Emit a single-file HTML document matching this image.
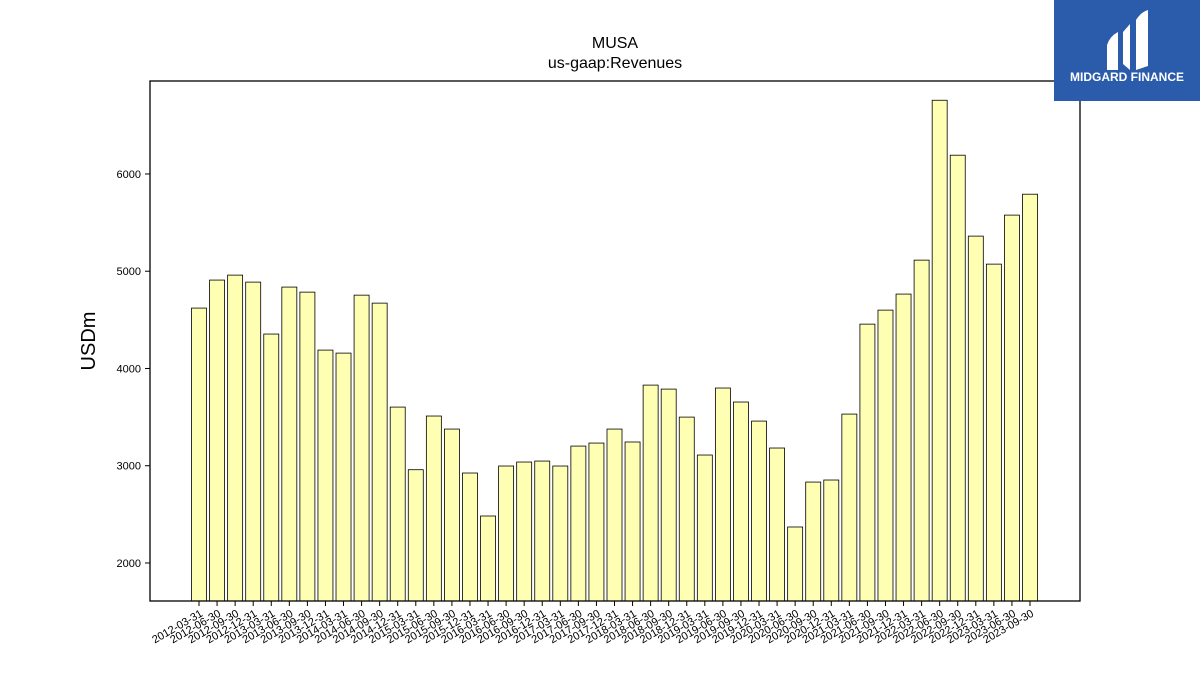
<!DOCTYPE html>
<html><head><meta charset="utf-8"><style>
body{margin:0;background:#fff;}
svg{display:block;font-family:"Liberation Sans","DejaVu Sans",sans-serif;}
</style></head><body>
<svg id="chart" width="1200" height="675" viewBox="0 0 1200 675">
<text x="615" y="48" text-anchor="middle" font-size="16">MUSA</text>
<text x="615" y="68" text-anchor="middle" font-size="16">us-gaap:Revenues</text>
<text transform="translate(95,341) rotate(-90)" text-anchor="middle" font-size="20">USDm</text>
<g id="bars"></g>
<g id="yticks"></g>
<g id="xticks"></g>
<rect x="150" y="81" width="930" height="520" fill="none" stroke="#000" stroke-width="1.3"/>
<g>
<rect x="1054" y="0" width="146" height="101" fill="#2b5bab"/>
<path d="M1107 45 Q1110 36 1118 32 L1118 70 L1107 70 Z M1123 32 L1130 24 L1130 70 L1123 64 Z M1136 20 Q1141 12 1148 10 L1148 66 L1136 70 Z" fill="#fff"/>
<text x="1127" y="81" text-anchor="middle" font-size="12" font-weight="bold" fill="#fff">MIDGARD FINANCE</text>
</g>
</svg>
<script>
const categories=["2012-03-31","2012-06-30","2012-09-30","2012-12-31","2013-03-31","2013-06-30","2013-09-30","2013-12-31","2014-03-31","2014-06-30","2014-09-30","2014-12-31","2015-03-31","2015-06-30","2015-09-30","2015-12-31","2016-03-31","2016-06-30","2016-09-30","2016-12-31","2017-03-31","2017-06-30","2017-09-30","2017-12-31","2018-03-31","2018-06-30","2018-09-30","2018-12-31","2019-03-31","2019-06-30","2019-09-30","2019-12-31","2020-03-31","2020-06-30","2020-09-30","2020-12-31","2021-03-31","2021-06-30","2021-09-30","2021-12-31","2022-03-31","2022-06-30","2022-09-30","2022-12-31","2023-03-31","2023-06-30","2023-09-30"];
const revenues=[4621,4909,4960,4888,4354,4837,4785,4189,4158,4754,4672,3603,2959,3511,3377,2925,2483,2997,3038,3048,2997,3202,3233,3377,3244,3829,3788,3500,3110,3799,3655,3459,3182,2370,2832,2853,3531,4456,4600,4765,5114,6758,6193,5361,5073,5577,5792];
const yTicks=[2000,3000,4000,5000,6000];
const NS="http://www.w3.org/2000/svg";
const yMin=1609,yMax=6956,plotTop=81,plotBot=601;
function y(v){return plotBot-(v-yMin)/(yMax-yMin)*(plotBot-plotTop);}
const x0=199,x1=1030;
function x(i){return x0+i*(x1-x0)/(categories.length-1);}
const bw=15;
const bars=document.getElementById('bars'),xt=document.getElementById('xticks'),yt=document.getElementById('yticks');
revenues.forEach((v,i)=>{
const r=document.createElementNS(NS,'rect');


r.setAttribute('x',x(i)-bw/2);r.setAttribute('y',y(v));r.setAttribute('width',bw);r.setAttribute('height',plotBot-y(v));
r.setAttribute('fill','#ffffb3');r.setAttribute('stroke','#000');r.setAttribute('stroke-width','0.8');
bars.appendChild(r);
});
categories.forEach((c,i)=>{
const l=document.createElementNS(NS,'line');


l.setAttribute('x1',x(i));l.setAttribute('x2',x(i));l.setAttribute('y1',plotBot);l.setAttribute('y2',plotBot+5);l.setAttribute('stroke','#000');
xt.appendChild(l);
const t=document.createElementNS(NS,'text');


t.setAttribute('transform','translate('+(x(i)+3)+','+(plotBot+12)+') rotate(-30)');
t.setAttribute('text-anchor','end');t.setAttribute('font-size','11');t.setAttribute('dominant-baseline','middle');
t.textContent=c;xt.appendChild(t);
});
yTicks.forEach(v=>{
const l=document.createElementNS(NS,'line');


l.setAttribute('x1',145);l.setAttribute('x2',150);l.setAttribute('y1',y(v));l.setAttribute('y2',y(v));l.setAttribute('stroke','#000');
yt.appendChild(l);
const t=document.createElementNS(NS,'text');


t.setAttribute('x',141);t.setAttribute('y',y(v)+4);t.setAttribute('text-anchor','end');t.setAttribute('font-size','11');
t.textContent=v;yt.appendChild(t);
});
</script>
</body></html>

=====

◆ **What to work on**
Restate the data above exactly, stripping out each image.

◆ **Result for this exercise**
Emit a single-file HTML document matching this image.
<!DOCTYPE html>
<html><head><meta charset="utf-8"><style>
body{margin:0;background:#fff;}
svg{display:block;font-family:"Liberation Sans","DejaVu Sans",sans-serif;}
</style></head><body>
<svg id="chart" width="1200" height="675" viewBox="0 0 1200 675">
<text x="615" y="48" text-anchor="middle" font-size="16">MUSA</text>
<text x="615" y="68" text-anchor="middle" font-size="16">us-gaap:Revenues</text>
<text transform="translate(95,341) rotate(-90)" text-anchor="middle" font-size="20">USDm</text>
<g id="bars"></g>
<g id="yticks"></g>
<g id="xticks"></g>
<rect x="150" y="81" width="930" height="520" fill="none" stroke="#000" stroke-width="1.3"/>
<g>
<rect x="1054" y="0" width="146" height="101" fill="#2b5bab"/>
<path d="M1107 45 Q1110 36 1118 32 L1118 70 L1107 70 Z M1123 32 L1130 24 L1130 70 L1123 64 Z M1136 20 Q1141 12 1148 10 L1148 66 L1136 70 Z" fill="#fff"/>
<text x="1127" y="81" text-anchor="middle" font-size="12" font-weight="bold" fill="#fff">MIDGARD FINANCE</text>
</g>
</svg>
<script>
const categories=["2012-03-31","2012-06-30","2012-09-30","2012-12-31","2013-03-31","2013-06-30","2013-09-30","2013-12-31","2014-03-31","2014-06-30","2014-09-30","2014-12-31","2015-03-31","2015-06-30","2015-09-30","2015-12-31","2016-03-31","2016-06-30","2016-09-30","2016-12-31","2017-03-31","2017-06-30","2017-09-30","2017-12-31","2018-03-31","2018-06-30","2018-09-30","2018-12-31","2019-03-31","2019-06-30","2019-09-30","2019-12-31","2020-03-31","2020-06-30","2020-09-30","2020-12-31","2021-03-31","2021-06-30","2021-09-30","2021-12-31","2022-03-31","2022-06-30","2022-09-30","2022-12-31","2023-03-31","2023-06-30","2023-09-30"];
const revenues=[4621,4909,4960,4888,4354,4837,4785,4189,4158,4754,4672,3603,2959,3511,3377,2925,2483,2997,3038,3048,2997,3202,3233,3377,3244,3829,3788,3500,3110,3799,3655,3459,3182,2370,2832,2853,3531,4456,4600,4765,5114,6758,6193,5361,5073,5577,5792];
const yTicks=[2000,3000,4000,5000,6000];
const NS="http://www.w3.org/2000/svg";
const yMin=1609,yMax=6956,plotTop=81,plotBot=601;
function y(v){return plotBot-(v-yMin)/(yMax-yMin)*(plotBot-plotTop);}
const x0=199,x1=1030;
function x(i){return x0+i*(x1-x0)/(categories.length-1);}
const bw=15;
const bars=document.getElementById('bars'),xt=document.getElementById('xticks'),yt=document.getElementById('yticks');
revenues.forEach((v,i)=>{
const r=document.createElementNS(NS,'rect');


r.setAttribute('x',x(i)-bw/2);r.setAttribute('y',y(v));r.setAttribute('width',bw);r.setAttribute('height',plotBot-y(v));
r.setAttribute('fill','#ffffb3');r.setAttribute('stroke','#000');r.setAttribute('stroke-width','0.8');
bars.appendChild(r);
});
categories.forEach((c,i)=>{
const l=document.createElementNS(NS,'line');


l.setAttribute('x1',x(i));l.setAttribute('x2',x(i));l.setAttribute('y1',plotBot);l.setAttribute('y2',plotBot+5);l.setAttribute('stroke','#000');
xt.appendChild(l);
const t=document.createElementNS(NS,'text');


t.setAttribute('transform','translate('+(x(i)+3)+','+(plotBot+12)+') rotate(-30)');
t.setAttribute('text-anchor','end');t.setAttribute('font-size','11');t.setAttribute('dominant-baseline','middle');
t.textContent=c;xt.appendChild(t);
});
yTicks.forEach(v=>{
const l=document.createElementNS(NS,'line');


l.setAttribute('x1',145);l.setAttribute('x2',150);l.setAttribute('y1',y(v));l.setAttribute('y2',y(v));l.setAttribute('stroke','#000');
yt.appendChild(l);
const t=document.createElementNS(NS,'text');


t.setAttribute('x',141);t.setAttribute('y',y(v)+4);t.setAttribute('text-anchor','end');t.setAttribute('font-size','11');
t.textContent=v;yt.appendChild(t);
});
</script>
</body></html>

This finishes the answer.